-- start Supplied material --
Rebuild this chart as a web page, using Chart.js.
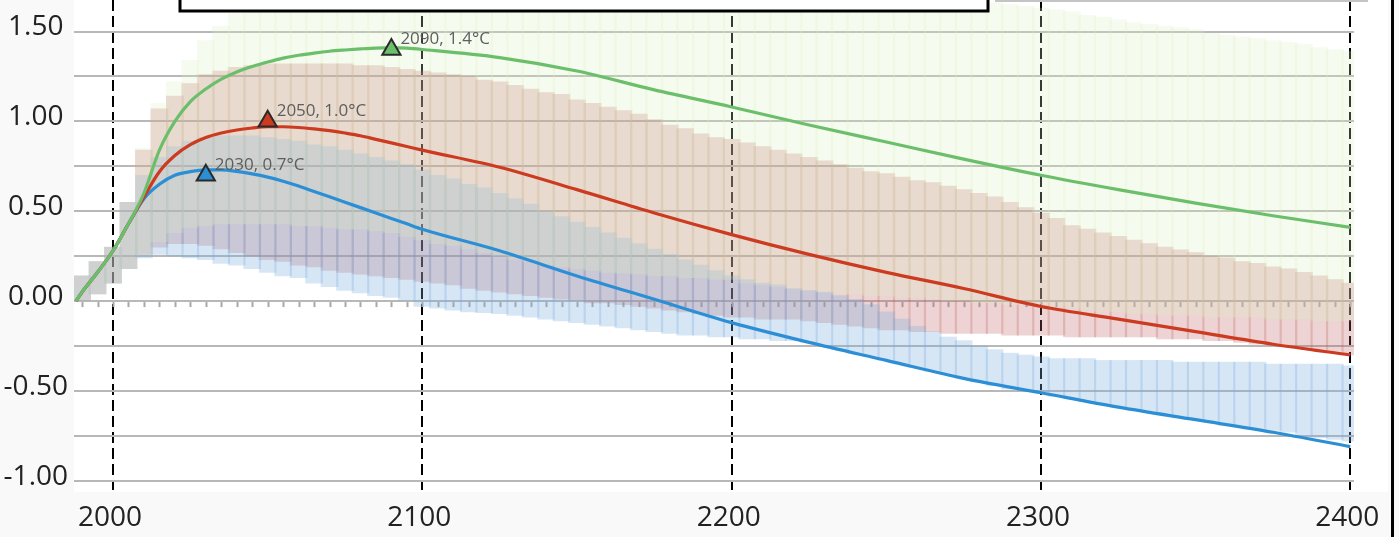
<!DOCTYPE html>
<html>
<head>
<meta charset="utf-8">
<script src="https://cdn.jsdelivr.net/npm/chart.js@4.4.1/dist/chart.umd.min.js"></script>
<style>
  html, body { margin: 0; padding: 0; background: #fff; overflow: hidden; }
  #wrap { width: 1399px; height: 537px; position: relative; }
</style>
</head>
<body>
<div id="wrap"><canvas id="chart" width="1399" height="537"></canvas></div>
<script>
// ---- data ---------------------------------------------------------------

// central temperature paths (°C)
const lineYears = [1988, 1990, 1995, 2000, 2005, 2010, 2015, 2020, 2025, 2030, 2035, 2040, 2045, 2050,
  2055, 2060, 2065, 2070, 2075, 2080, 2085, 2090, 2095, 2100, 2125, 2150, 2175, 2200, 2225, 2250,
  2275, 2300, 2325, 2350, 2375, 2400];
const peak2090 = [0, 0.05, 0.16, 0.28, 0.43, 0.60, 0.84, 1.00, 1.11, 1.18, 1.235, 1.275, 1.305, 1.33,
  1.352, 1.368, 1.38, 1.39, 1.397, 1.403, 1.408, 1.41, 1.407, 1.40, 1.355, 1.28, 1.175, 1.08, 0.98, 0.885,
  0.79, 0.70, 0.62, 0.545, 0.475, 0.41];
const peak2050 = [0, 0.05, 0.16, 0.28, 0.43, 0.58, 0.72, 0.81, 0.87, 0.91, 0.935, 0.952, 0.963, 0.97,
  0.97, 0.966, 0.958, 0.948, 0.935, 0.92, 0.90, 0.88, 0.86, 0.84, 0.745, 0.62, 0.49, 0.37, 0.26, 0.16,
  0.07, -0.03, -0.10, -0.17, -0.24, -0.30];
const peak2030 = [0, 0.05, 0.16, 0.28, 0.43, 0.57, 0.65, 0.70, 0.72, 0.73, 0.73, 0.722, 0.708, 0.69,
  0.667, 0.64, 0.61, 0.58, 0.55, 0.52, 0.49, 0.46, 0.43, 0.40, 0.28, 0.14, 0.01, -0.12, -0.23, -0.33,
  -0.43, -0.51, -0.59, -0.66, -0.73, -0.81];

// peak markers
const peakYears = [2030, 2050, 2090];
const peakTemps = [0.7, 1.0, 1.4];

// uncertainty ranges, one bar every five years
const bandYears = [
  1990, 1995, 2000, 2005, 2010, 2015, 2020, 2025, 2030, 2035,
  2040, 2045, 2050, 2055, 2060, 2065, 2070, 2075, 2080, 2085,
  2090, 2095, 2100, 2105, 2110, 2115, 2120, 2125, 2130, 2135,
  2140, 2145, 2150, 2155, 2160, 2165, 2170, 2175, 2180, 2185,
  2190, 2195, 2200, 2205, 2210, 2215, 2220, 2225, 2230, 2235,
  2240, 2245, 2250, 2255, 2260, 2265, 2270, 2275, 2280, 2285,
  2290, 2295, 2300, 2305, 2310, 2315, 2320, 2325, 2330, 2335,
  2340, 2345, 2350, 2355, 2360, 2365, 2370, 2375, 2380, 2385,
  2390, 2395, 2400];

const rangeHigh2090 = [
  0.14, 0.22, 0.30, 0.55, 0.85, 1.10, 1.22, 1.34, 1.45, 1.53,
  1.60, 1.66, 1.72, 1.76, 1.80, 1.83, 1.85, 1.86, 1.87, 1.87,
  1.87, 1.87, 1.86, 1.86, 1.85, 1.85, 1.84, 1.84, 1.83, 1.83,
  1.82, 1.82, 1.81, 1.81, 1.80, 1.80, 1.79, 1.79, 1.78, 1.78,
  1.77, 1.77, 1.76, 1.76, 1.75, 1.75, 1.74, 1.74, 1.73, 1.72,
  1.72, 1.71, 1.71, 1.70, 1.70, 1.69, 1.69, 1.68, 1.67, 1.66,
  1.65, 1.64, 1.63, 1.62, 1.61, 1.59, 1.58, 1.565, 1.55, 1.54,
  1.53, 1.52, 1.51, 1.49, 1.48, 1.47, 1.46, 1.45, 1.44, 1.43,
  1.41, 1.40, 1.39];
const rangeLow2090 = [
  0.00, 0.04, 0.10, 0.18, 0.26, 0.33, 0.38, 0.41, 0.42, 0.43,
  0.43, 0.43, 0.43, 0.43, 0.42, 0.42, 0.41, 0.40, 0.40, 0.39,
  0.38, 0.36, 0.34, 0.32, 0.31, 0.29, 0.27, 0.25, 0.23, 0.22,
  0.20, 0.19, 0.18, 0.17, 0.16, 0.155, 0.15, 0.14, 0.14, 0.13,
  0.13, 0.12, 0.12, 0.10, 0.09, 0.08, 0.07, 0.06, 0.05, 0.04,
  0.04, 0.03, 0.03, 0.02, 0.02, 0.01, 0.00, 0.00, -0.01, -0.01,
  -0.02, -0.02, -0.02, -0.03, -0.04, -0.05, -0.06, -0.06, -0.07, -0.07,
  -0.08, -0.08, -0.08, -0.09, -0.09, -0.09, -0.09, -0.10, -0.10, -0.10,
  -0.11, -0.11, -0.11];

const rangeHigh2050 = [
  0.14, 0.22, 0.30, 0.55, 0.84, 1.07, 1.14, 1.21, 1.26, 1.28,
  1.30, 1.31, 1.32, 1.32, 1.32, 1.32, 1.32, 1.32, 1.31, 1.31,
  1.30, 1.29, 1.28, 1.27, 1.26, 1.25, 1.23, 1.22, 1.20, 1.18,
  1.16, 1.15, 1.12, 1.10, 1.08, 1.06, 1.04, 1.01, 0.98, 0.96,
  0.93, 0.91, 0.90, 0.88, 0.86, 0.84, 0.82, 0.80, 0.78, 0.76,
  0.74, 0.72, 0.71, 0.69, 0.67, 0.66, 0.64, 0.62, 0.60, 0.58,
  0.55, 0.52, 0.49, 0.46, 0.42, 0.40, 0.38, 0.36, 0.34, 0.32,
  0.30, 0.285, 0.27, 0.25, 0.24, 0.22, 0.21, 0.19, 0.18, 0.16,
  0.14, 0.12, 0.10];
const rangeLow2050 = [
  0.00, 0.04, 0.10, 0.18, 0.26, 0.30, 0.32, 0.32, 0.31, 0.29,
  0.27, 0.25, 0.23, 0.22, 0.20, 0.19, 0.17, 0.16, 0.15, 0.14,
  0.13, 0.12, 0.11, 0.10, 0.09, 0.07, 0.06, 0.05, 0.04, 0.03,
  0.02, 0.01, 0.00, -0.01, -0.01, -0.02, -0.03, -0.04, -0.05, -0.06,
  -0.07, -0.08, -0.09, -0.09, -0.10, -0.10, -0.10, -0.11, -0.12, -0.13,
  -0.14, -0.15, -0.16, -0.16, -0.17, -0.17, -0.18, -0.18, -0.18, -0.18,
  -0.19, -0.19, -0.19, -0.19, -0.20, -0.20, -0.20, -0.20, -0.20, -0.20,
  -0.21, -0.21, -0.21, -0.22, -0.22, -0.23, -0.24, -0.24, -0.25, -0.26,
  -0.27, -0.28, -0.30];

const rangeHigh2030 = [
  0.14, 0.22, 0.30, 0.55, 0.70, 0.80, 0.86, 0.89, 0.91, 0.92,
  0.92, 0.92, 0.91, 0.90, 0.89, 0.87, 0.86, 0.84, 0.82, 0.80,
  0.78, 0.76, 0.73, 0.70, 0.68, 0.65, 0.63, 0.60, 0.57, 0.54,
  0.50, 0.47, 0.44, 0.41, 0.38, 0.35, 0.32, 0.29, 0.26, 0.23,
  0.20, 0.17, 0.14, 0.12, 0.10, 0.09, 0.07, 0.06, 0.05, 0.03,
  0.01, -0.02, -0.06, -0.10, -0.14, -0.17, -0.20, -0.22, -0.25, -0.27,
  -0.29, -0.30, -0.31, -0.32, -0.32, -0.32, -0.33, -0.33, -0.33, -0.33,
  -0.33, -0.34, -0.34, -0.34, -0.34, -0.34, -0.34, -0.35, -0.35, -0.35,
  -0.35, -0.35, -0.36];
const rangeLow2030 = [
  0.00, 0.04, 0.10, 0.18, 0.24, 0.26, 0.25, 0.24, 0.23, 0.21,
  0.20, 0.18, 0.16, 0.14, 0.13, 0.10, 0.08, 0.06, 0.045, 0.03,
  0.02, 0.00, -0.03, -0.04, -0.05, -0.06, -0.065, -0.07, -0.08, -0.09,
  -0.10, -0.11, -0.12, -0.13, -0.14, -0.15, -0.16, -0.17, -0.18, -0.19,
  -0.19, -0.20, -0.20, -0.21, -0.21, -0.22, -0.22, -0.23, -0.25, -0.27,
  -0.29, -0.31, -0.33, -0.35, -0.37, -0.39, -0.41, -0.43, -0.45, -0.47,
  -0.49, -0.50, -0.51, -0.53, -0.54, -0.56, -0.57, -0.59, -0.60, -0.62,
  -0.63, -0.65, -0.66, -0.67, -0.69, -0.70, -0.71, -0.72, -0.73, -0.75,
  -0.76, -0.77, -0.78];

// axis ranges and tick steps
const X_MIN = 1987.39, X_MAX = 2401.2, X_STEP = 100;
const Y_MIN = -1.0512, Y_MAX = 1.6753, Y_STEP = 0.25, Y_LABEL_STEP = 0.5;

// ---- styling ------------------------------------------------------------
const GREEN = '#6bbf6a', RED = '#cc3a20', BLUE = '#2c8fd6';
const FONT = 'Open Sans';

const toPoints = (xs, ys) => xs.map((x, i) => ({ x, y: ys[i] }));
const toRanges = (xs, lo, hi) => xs.map((x, i) => ({ x, y: [lo[i], hi[i]] }));

function rangeSet(label, lo, hi, color, order) {
  return {
    type: 'bar', label, data: toRanges(bandYears, lo, hi),
    backgroundColor: color, borderWidth: 0, barThickness: 17,
    grouped: false, order
  };
}
function pathSet(label, ys, color) {
  return {
    type: 'line', label, data: toPoints(lineYears, ys),
    borderColor: color, borderWidth: 3.2, pointRadius: 0, fill: false,
    cubicInterpolationMode: 'monotone', order: 0
  };
}
const peakColors = [BLUE, RED, GREEN];
const peakSets = peakYears.map((yr, i) => ({
  type: 'line', label: 'peak ' + yr, data: [{ x: yr, y: peakTemps[i] }],
  showLine: false, pointStyle: 'triangle', pointRadius: 10.5,
  backgroundColor: peakColors[i], borderColor: '#2a2a2a', pointBorderWidth: 2,
  order: -1
}));

// frame, zero-line ticks, peak captions and the top legend frame
const decor = {
  id: 'decor',
  beforeDraw(chart) {
    const { ctx, chartArea: a, width, height } = chart;
    ctx.save();
    ctx.fillStyle = '#f9f9f9';
    ctx.fillRect(0, 0, width, height);
    ctx.fillStyle = '#ffffff';
    ctx.fillRect(a.left, 0, a.right + 34 - a.left, a.bottom + 2);
    ctx.restore();
  },
  beforeDatasetsDraw(chart) {
    const { ctx, scales: { x, y } } = chart;
    const y0 = y.getPixelForValue(0);
    ctx.save();
    ctx.strokeStyle = '#a8a8a8';
    ctx.lineWidth = 2;
    bandYears.forEach(yr => {
      const px = Math.round(x.getPixelForValue(yr)) + 0.5;
      ctx.beginPath();
      ctx.moveTo(px, y0 + 1);
      ctx.lineTo(px, y0 + 6);
      ctx.stroke();
    });
    ctx.restore();
  },
  afterDatasetsDraw(chart) {
    const { ctx, scales: { x, y } } = chart;
    ctx.save();
    ctx.font = '17px "' + FONT + '"';
    ctx.fillStyle = '#5e5e5e';
    ctx.textAlign = 'left';
    ctx.textBaseline = 'middle';
    peakYears.forEach((yr, i) => {
      const px = x.getPixelForValue(yr), py = y.getPixelForValue(peakTemps[i]);
      ctx.fillText(yr + ', ' + peakTemps[i].toFixed(1) + '°C', px + 9, py - 10);
    });
    ctx.restore();
  },
  afterDraw(chart) {
    const { ctx, chartArea: a, height } = chart;
    ctx.save();
    // legend frame running off the top edge
    ctx.fillStyle = '#ffffff';
    ctx.fillRect(180, -10, 808, 21);
    ctx.strokeStyle = '#000';
    ctx.lineWidth = 3;
    ctx.strokeRect(180, -10, 808, 21);
    // thin rule along the top right
    ctx.fillStyle = '#c4c4c4';
    ctx.fillRect(995, 0, 373, 2);
    // window edge on the right
    ctx.fillStyle = '#000';
    ctx.fillRect(a.right + 37, 0, 3, height);
    ctx.restore();
  }
};

new Chart(document.getElementById('chart'), {
  type: 'bar',
  data: {
    datasets: [
      ...peakSets,
      pathSet('Peak 2090', peak2090, GREEN),
      pathSet('Peak 2050', peak2050, RED),
      pathSet('Peak 2030', peak2030, BLUE),
      rangeSet('Range 2090', rangeLow2090, rangeHigh2090, 'rgba(220,238,190,0.25)', 1),
      rangeSet('Range 2030', rangeLow2030, rangeHigh2030, 'rgba(122,172,222,0.30)', 2),
      rangeSet('Range 2050', rangeLow2050, rangeHigh2050, 'rgba(192,98,98,0.28)', 3)
    ]
  },
  options: {
    responsive: false,
    animation: false,
    devicePixelRatio: 1,
    layout: { autoPadding: false, padding: { left: 0, right: 45, top: 0, bottom: 0 } },
    plugins: { legend: { display: false }, tooltip: { enabled: false } },
    scales: {
      x: {
        type: 'linear', min: X_MIN, max: X_MAX, offset: false,
        ticks: {
          stepSize: X_STEP, includeBounds: false, autoSkip: false, maxRotation: 0,
          callback: v => String(Math.round(v)),
          font: { family: FONT, size: 28 }, color: '#222', padding: 11, labelOffset: -3
        },
        grid: { color: '#000', lineWidth: 2, drawTicks: false, offset: false },
        border: { display: false, dash: [11, 5] },
        afterFit(s) { s.height = 47; s.paddingLeft = 0; s.paddingRight = 0; }
      },
      y: {
        min: Y_MIN, max: Y_MAX,
        ticks: {
          stepSize: Y_STEP, includeBounds: false, autoSkip: false,
          callback: v => {
            const k = v / Y_LABEL_STEP;
            return Math.abs(k - Math.round(k)) < 1e-6 ? v.toFixed(2) : '';
          },
          font: { family: FONT, size: 28 }, color: '#222',
          crossAlign: 'center', padding: 6, labelOffset: -4
        },
        grid: { color: '#b8b8b8', lineWidth: 2, drawTicks: false },
        border: { display: false },
        afterFit(s) { s.width = 74; s.paddingTop = 0; s.paddingBottom = 0; }
      }
    }
  },
  plugins: [decor]
});
</script>
</body>
</html>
-- end Supplied material --
_Work required_:
Repeat only the lines between the start of the data and the line with "2390, 2395, 2400];", including those two lines, and skip the pictures.

_Answer_:
Rebuild this chart as a web page, using Chart.js.
<!DOCTYPE html>
<html>
<head>
<meta charset="utf-8">
<script src="https://cdn.jsdelivr.net/npm/chart.js@4.4.1/dist/chart.umd.min.js"></script>
<style>
  html, body { margin: 0; padding: 0; background: #fff; overflow: hidden; }
  #wrap { width: 1399px; height: 537px; position: relative; }
</style>
</head>
<body>
<div id="wrap"><canvas id="chart" width="1399" height="537"></canvas></div>
<script>
// ---- data ---------------------------------------------------------------

// central temperature paths (°C)
const lineYears = [1988, 1990, 1995, 2000, 2005, 2010, 2015, 2020, 2025, 2030, 2035, 2040, 2045, 2050,
  2055, 2060, 2065, 2070, 2075, 2080, 2085, 2090, 2095, 2100, 2125, 2150, 2175, 2200, 2225, 2250,
  2275, 2300, 2325, 2350, 2375, 2400];
const peak2090 = [0, 0.05, 0.16, 0.28, 0.43, 0.60, 0.84, 1.00, 1.11, 1.18, 1.235, 1.275, 1.305, 1.33,
  1.352, 1.368, 1.38, 1.39, 1.397, 1.403, 1.408, 1.41, 1.407, 1.40, 1.355, 1.28, 1.175, 1.08, 0.98, 0.885,
  0.79, 0.70, 0.62, 0.545, 0.475, 0.41];
const peak2050 = [0, 0.05, 0.16, 0.28, 0.43, 0.58, 0.72, 0.81, 0.87, 0.91, 0.935, 0.952, 0.963, 0.97,
  0.97, 0.966, 0.958, 0.948, 0.935, 0.92, 0.90, 0.88, 0.86, 0.84, 0.745, 0.62, 0.49, 0.37, 0.26, 0.16,
  0.07, -0.03, -0.10, -0.17, -0.24, -0.30];
const peak2030 = [0, 0.05, 0.16, 0.28, 0.43, 0.57, 0.65, 0.70, 0.72, 0.73, 0.73, 0.722, 0.708, 0.69,
  0.667, 0.64, 0.61, 0.58, 0.55, 0.52, 0.49, 0.46, 0.43, 0.40, 0.28, 0.14, 0.01, -0.12, -0.23, -0.33,
  -0.43, -0.51, -0.59, -0.66, -0.73, -0.81];

// peak markers
const peakYears = [2030, 2050, 2090];
const peakTemps = [0.7, 1.0, 1.4];

// uncertainty ranges, one bar every five years
const bandYears = [
  1990, 1995, 2000, 2005, 2010, 2015, 2020, 2025, 2030, 2035,
  2040, 2045, 2050, 2055, 2060, 2065, 2070, 2075, 2080, 2085,
  2090, 2095, 2100, 2105, 2110, 2115, 2120, 2125, 2130, 2135,
  2140, 2145, 2150, 2155, 2160, 2165, 2170, 2175, 2180, 2185,
  2190, 2195, 2200, 2205, 2210, 2215, 2220, 2225, 2230, 2235,
  2240, 2245, 2250, 2255, 2260, 2265, 2270, 2275, 2280, 2285,
  2290, 2295, 2300, 2305, 2310, 2315, 2320, 2325, 2330, 2335,
  2340, 2345, 2350, 2355, 2360, 2365, 2370, 2375, 2380, 2385,
  2390, 2395, 2400];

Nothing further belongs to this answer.